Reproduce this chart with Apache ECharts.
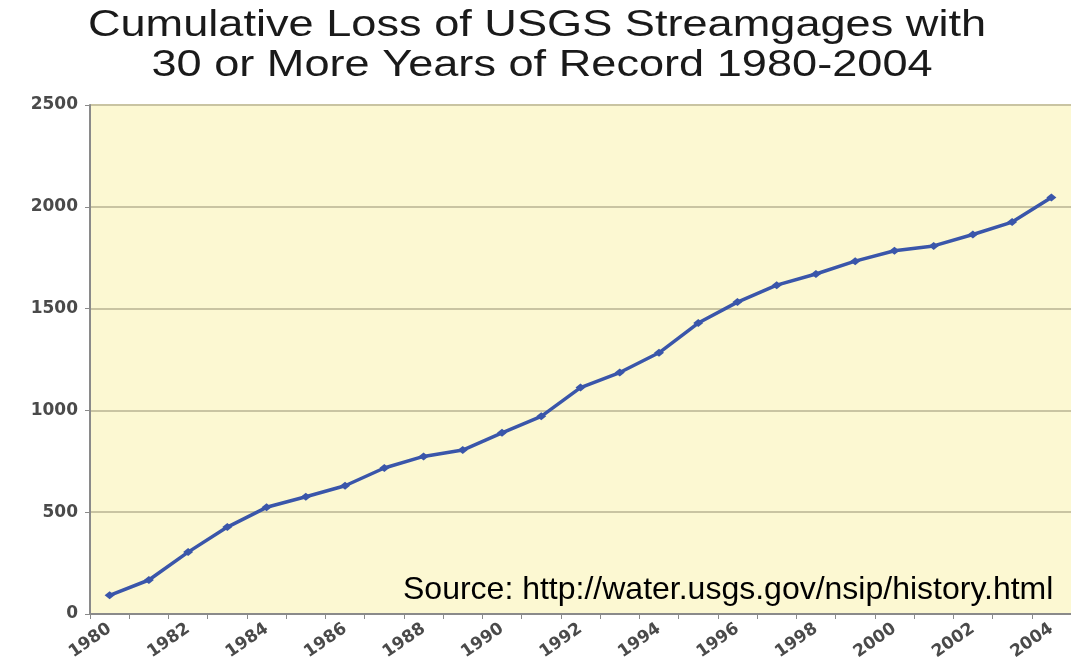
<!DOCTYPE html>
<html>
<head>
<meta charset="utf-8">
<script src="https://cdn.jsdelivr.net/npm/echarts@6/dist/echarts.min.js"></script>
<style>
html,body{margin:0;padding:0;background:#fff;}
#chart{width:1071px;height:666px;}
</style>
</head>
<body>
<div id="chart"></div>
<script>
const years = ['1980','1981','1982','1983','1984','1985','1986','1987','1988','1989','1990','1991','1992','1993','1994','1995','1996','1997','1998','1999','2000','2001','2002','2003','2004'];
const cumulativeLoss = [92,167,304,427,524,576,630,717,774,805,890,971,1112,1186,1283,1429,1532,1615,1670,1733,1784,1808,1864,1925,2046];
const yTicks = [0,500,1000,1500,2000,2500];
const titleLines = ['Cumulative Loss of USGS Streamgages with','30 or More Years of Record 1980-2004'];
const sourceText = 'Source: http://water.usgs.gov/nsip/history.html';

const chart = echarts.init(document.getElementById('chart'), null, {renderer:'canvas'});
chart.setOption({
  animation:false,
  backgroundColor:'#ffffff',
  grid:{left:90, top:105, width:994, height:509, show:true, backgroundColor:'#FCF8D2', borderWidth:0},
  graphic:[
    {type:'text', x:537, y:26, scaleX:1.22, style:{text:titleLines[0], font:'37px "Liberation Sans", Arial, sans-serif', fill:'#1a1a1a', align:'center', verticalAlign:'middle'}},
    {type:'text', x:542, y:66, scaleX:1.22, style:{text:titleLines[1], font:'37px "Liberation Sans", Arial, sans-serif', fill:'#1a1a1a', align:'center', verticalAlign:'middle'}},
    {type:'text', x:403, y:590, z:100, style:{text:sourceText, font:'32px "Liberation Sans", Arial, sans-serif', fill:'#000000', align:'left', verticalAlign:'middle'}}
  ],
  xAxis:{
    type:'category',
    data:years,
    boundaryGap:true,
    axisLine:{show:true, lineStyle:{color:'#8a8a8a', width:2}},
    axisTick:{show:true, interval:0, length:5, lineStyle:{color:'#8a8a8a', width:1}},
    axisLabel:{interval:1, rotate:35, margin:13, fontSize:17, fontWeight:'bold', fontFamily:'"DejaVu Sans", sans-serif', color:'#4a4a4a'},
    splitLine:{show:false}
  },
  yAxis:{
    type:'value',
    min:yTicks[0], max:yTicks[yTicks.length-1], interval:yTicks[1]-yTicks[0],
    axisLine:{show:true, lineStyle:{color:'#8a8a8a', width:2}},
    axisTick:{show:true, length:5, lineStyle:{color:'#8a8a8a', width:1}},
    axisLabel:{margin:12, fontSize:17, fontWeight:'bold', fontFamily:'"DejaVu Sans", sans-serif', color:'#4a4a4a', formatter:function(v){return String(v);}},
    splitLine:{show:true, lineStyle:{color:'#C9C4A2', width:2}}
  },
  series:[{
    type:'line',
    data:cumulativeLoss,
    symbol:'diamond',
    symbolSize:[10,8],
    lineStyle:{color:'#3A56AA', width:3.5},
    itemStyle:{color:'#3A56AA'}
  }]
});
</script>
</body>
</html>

• _Given request_:
Repeat the data exactly, excluding the pictures.

• _The output_:
Reproduce this chart with Apache ECharts.
<!DOCTYPE html>
<html>
<head>
<meta charset="utf-8">
<script src="https://cdn.jsdelivr.net/npm/echarts@6/dist/echarts.min.js"></script>
<style>
html,body{margin:0;padding:0;background:#fff;}
#chart{width:1071px;height:666px;}
</style>
</head>
<body>
<div id="chart"></div>
<script>
const years = ['1980','1981','1982','1983','1984','1985','1986','1987','1988','1989','1990','1991','1992','1993','1994','1995','1996','1997','1998','1999','2000','2001','2002','2003','2004'];
const cumulativeLoss = [92,167,304,427,524,576,630,717,774,805,890,971,1112,1186,1283,1429,1532,1615,1670,1733,1784,1808,1864,1925,2046];
const yTicks = [0,500,1000,1500,2000,2500];
const titleLines = ['Cumulative Loss of USGS Streamgages with','30 or More Years of Record 1980-2004'];
const sourceText = 'Source: http://water.usgs.gov/nsip/history.html';

const chart = echarts.init(document.getElementById('chart'), null, {renderer:'canvas'});
chart.setOption({
  animation:false,
  backgroundColor:'#ffffff',
  grid:{left:90, top:105, width:994, height:509, show:true, backgroundColor:'#FCF8D2', borderWidth:0},
  graphic:[
    {type:'text', x:537, y:26, scaleX:1.22, style:{text:titleLines[0], font:'37px "Liberation Sans", Arial, sans-serif', fill:'#1a1a1a', align:'center', verticalAlign:'middle'}},
    {type:'text', x:542, y:66, scaleX:1.22, style:{text:titleLines[1], font:'37px "Liberation Sans", Arial, sans-serif', fill:'#1a1a1a', align:'center', verticalAlign:'middle'}},
    {type:'text', x:403, y:590, z:100, style:{text:sourceText, font:'32px "Liberation Sans", Arial, sans-serif', fill:'#000000', align:'left', verticalAlign:'middle'}}
  ],
  xAxis:{
    type:'category',
    data:years,
    boundaryGap:true,
    axisLine:{show:true, lineStyle:{color:'#8a8a8a', width:2}},
    axisTick:{show:true, interval:0, length:5, lineStyle:{color:'#8a8a8a', width:1}},
    axisLabel:{interval:1, rotate:35, margin:13, fontSize:17, fontWeight:'bold', fontFamily:'"DejaVu Sans", sans-serif', color:'#4a4a4a'},
    splitLine:{show:false}
  },
  yAxis:{
    type:'value',
    min:yTicks[0], max:yTicks[yTicks.length-1], interval:yTicks[1]-yTicks[0],
    axisLine:{show:true, lineStyle:{color:'#8a8a8a', width:2}},
    axisTick:{show:true, length:5, lineStyle:{color:'#8a8a8a', width:1}},
    axisLabel:{margin:12, fontSize:17, fontWeight:'bold', fontFamily:'"DejaVu Sans", sans-serif', color:'#4a4a4a', formatter:function(v){return String(v);}},
    splitLine:{show:true, lineStyle:{color:'#C9C4A2', width:2}}
  },
  series:[{
    type:'line',
    data:cumulativeLoss,
    symbol:'diamond',
    symbolSize:[10,8],
    lineStyle:{color:'#3A56AA', width:3.5},
    itemStyle:{color:'#3A56AA'}
  }]
});
</script>
</body>
</html>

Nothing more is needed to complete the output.